Alex Villar interviewed by Erin Barnett
Erin Barnett: Your work addresses issues of architecture, public space, and audience, How do these ideas intersect and what interests you about them?
Alex Villar: I am primarily interested in how subjectivity is shaped at the intersection between the built environment and the many everyday activities that take place within it. So, it is not so much the practice of architecture that I am taken by as the usage of it as a public space; that is, how it contributes to the shaping of everyday experiences.
Erin: How does Upward Mobility relate to your work in general?
Alex: Until Upward Mobility, most of my work investigated situations in which movement was regulated horizontally—fences, gates, locks and chains are prime examples. I was somewhat surprised when I noticed there were not as many devices put in place to control vertical movement.
Erin: Many of your works, including Upward Mobility, are actually combinations of a performance, a video record of that performance, and the projection of this video. Why do you use projection rather than performance alone?
Alex: I prefer to dwell on the mediation of the event rather than on the event itself because I am convinced that the event's re-presentation, which is to say its repetition, provides an opportunity for the audience to experience and engage with the deviations proposed in the video. Projections also allow me to map the depicted image onto the supporting surface so that the particularities of the architectural space become an active part of the work's content Attaining a life-size projection scale also allows me to at least blur and ideally collapse the distinction between virtual and actual spaces.
Erin: It seems that your work shifts between general and specific sites, For example, Upward Mobility was shot in New York and London but these locations are more generic than particular. The video is then projected in a specific architectural situation and place. Can you speak about this intersection?
Alex: Rather than the physical, geographical, or institutional realms that artists usually invoke to articulate site specificity, my work has been preoccupied with how subjectivity is formed, and potentially transformed, precisely in the specific instances where a person meets his or her social environment, be it in urban spaces or institutional spaces such as the workplace. The re-presentation of the work is not bound to the site where the action was recorded. Site specificity is not irrelevant but the conjunction of the content of the video and the site of projection is far more important to me.

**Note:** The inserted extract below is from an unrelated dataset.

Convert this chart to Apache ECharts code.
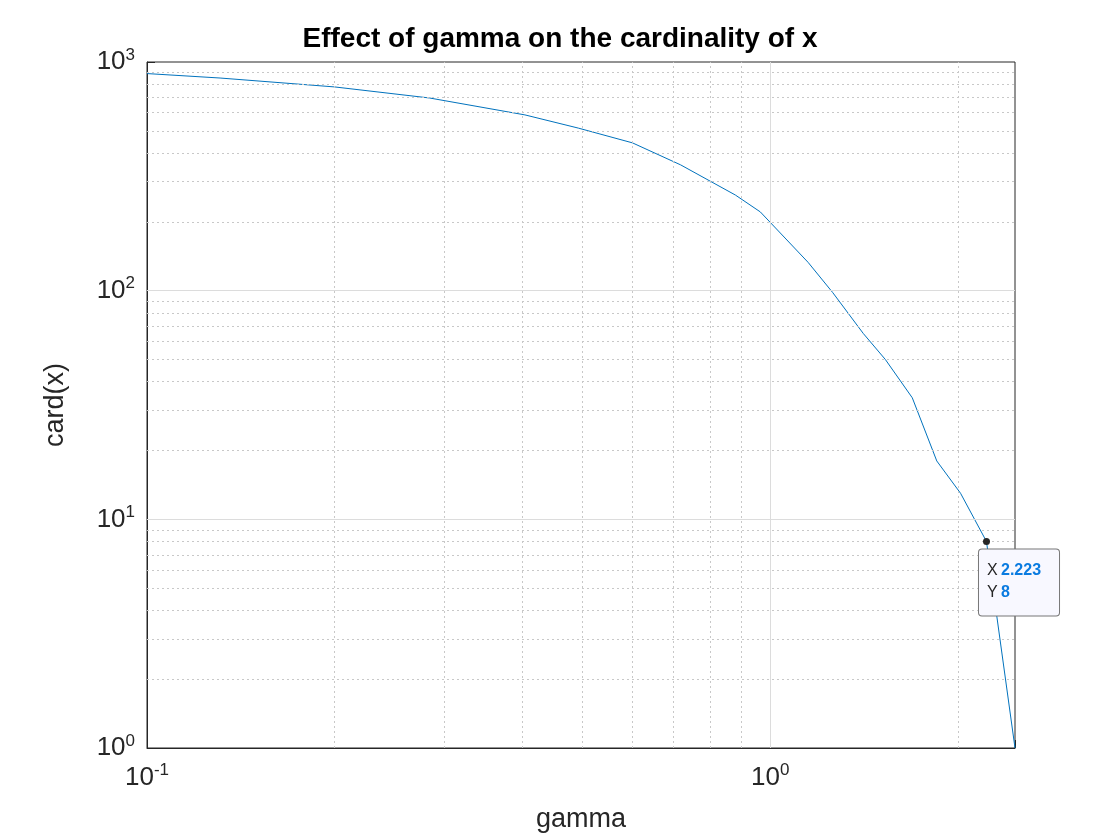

New York and London were contingent choices in the making of Upward Mobility, This work is now being re-contextualized and hopefully reinforced by its presentation at the New Museum.
Erin: Why the New Museum space in particular?
Alex:: Though frequently involved in situations that exist in the world at large, my work has mostly been shown in art institutions. While art institutions in general have began to include more work that discusses the social world, the New Museum in particular has been there all along, which makes the showing of my work in their space even more significant.
Erin: I know that Michel Foucault and Michel de Certeau's writings on spaces inspire your work, How do you use these ideas in your work?
Alex: One obvious connection is De Certeau's notion that, in the City, walking presents opportunities to bring your subjectivity to bear upon the readymade paths that one is presented with I am also impressed by his sensitivity in identifying in this a proactive gesture of resistance where others before him only saw resignation and passivity. Foucault has been more critical in shaping my understanding of power and the production of subjectivity at the juncture of the body and its various mechanisms of control.
Erin: You have said before that your work aims to "locate temporary spaces of resistance and to propose deviations in usage.," Could you discuss this in the context of Upward Mobility?
Alex: Let me rephrase that to say that temporary spaces of resistance are found at the precise moment when the intended usage of a given space is subverted. Such conjunctions are not permanent but suggest a potential unravelling of an apparently fixed situation, shifting it toward a more positive orientation. Upward Mobility proposes once such unraveling through the absurdist pursuit of vertical dislocation in everyday experience.
Interview by project curator Erin Barnett, the 2003 Joanne Leonhardt Cassullo Curatorial Fellow at the New Museum. She has organized exhibitions of contemporary art and photography at White Box. the Whitney Museum of American Art at Champion, and the Spencer Museum of Art. She is currently working at the international Center of Photography.